Buried in the Blue Ridge Mountains 64 miles west of Washington, D.C., Mount Weather is part of a network of underground facilities scattered across the United States designed to protect federal leaders during a crisis. It takes less than 30 minutes by helicopter to reach Mount Weather from Capitol Hill.
“The breadth and depth of capabilities offered by Mount Weather make it a unique facility,” FEMA said in a rare 2009 fact sheet about the site. “The (facility) supports a variety of disaster response and continuity missions, mostly classified.”

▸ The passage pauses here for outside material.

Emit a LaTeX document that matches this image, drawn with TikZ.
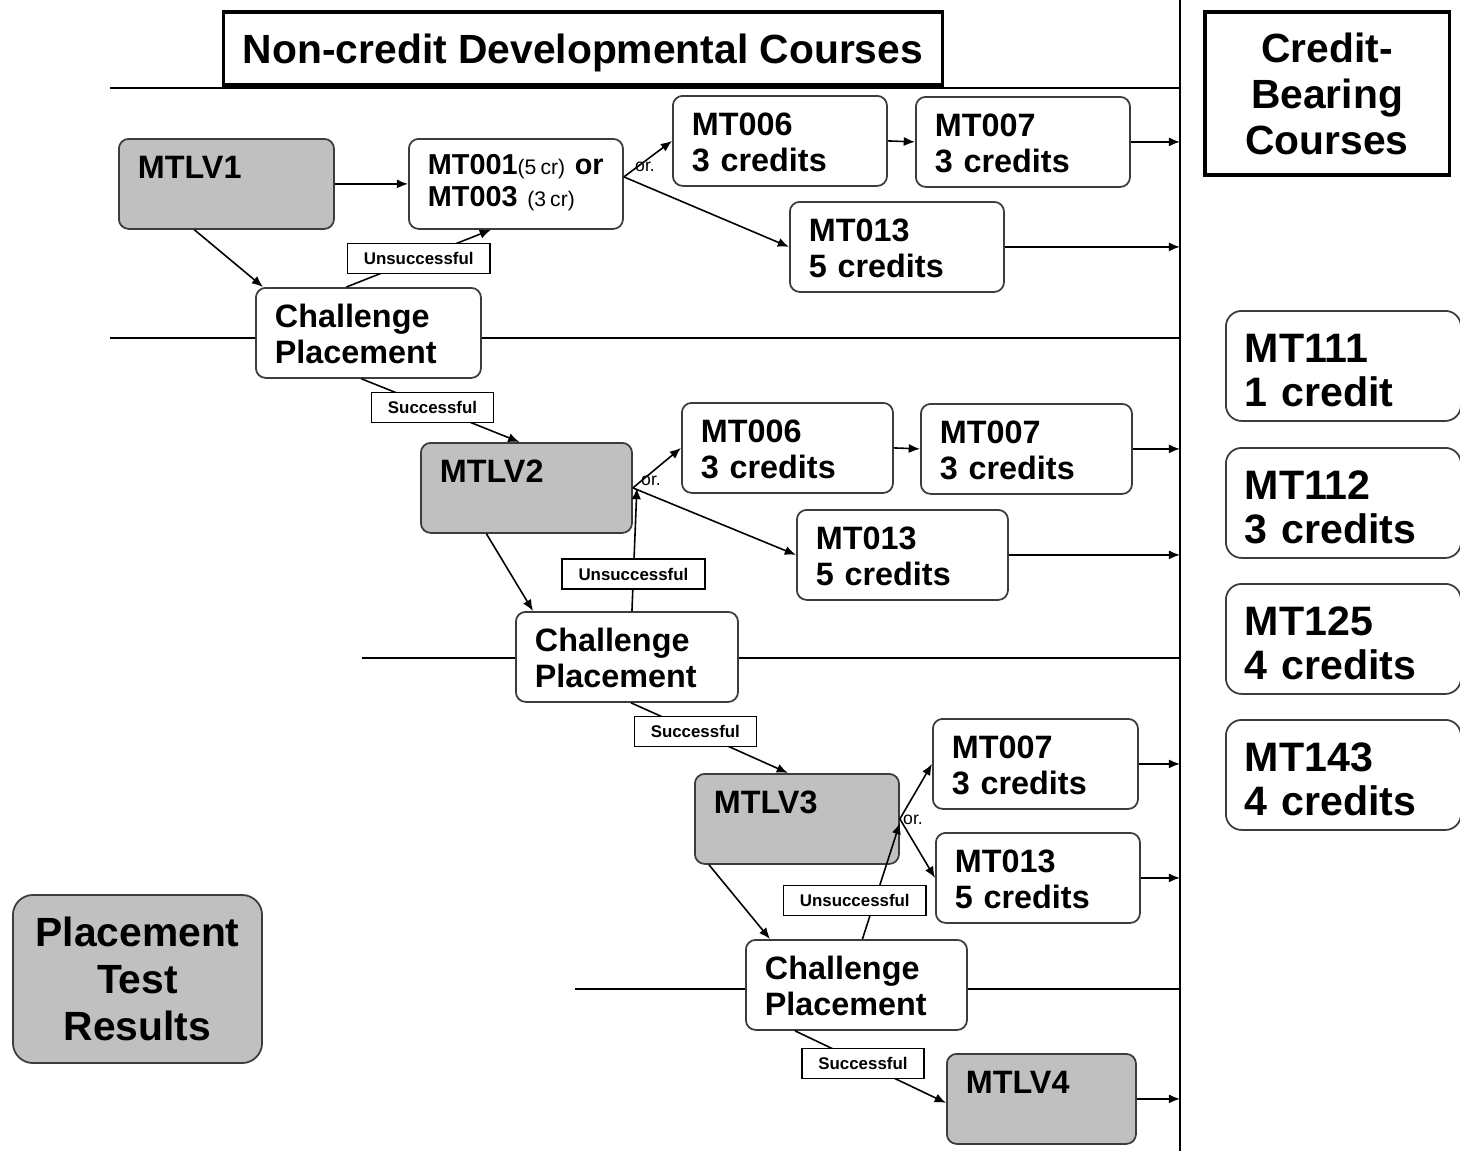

The “continuity of government” sites also include Colorado’s Cheyenne Mountain bunker, with buildings made from battleship steel sitting atop giant springs to help them weather a nuclear attack. The public generally cannot visit Mount Weather’s underground facility, but a USA TODAY reporter was permitted to tour Cheyenne Mountain in 2015.
Mount Weather, which is also known as the High Point Special Facility, has both above- and below-ground facilities as part of its 564-acre site, and Homeland Security Secretary Kristi Noem visited the complex in early April, posing for photos outside with the complex’s fulltime fire department and armed FEMA security guards.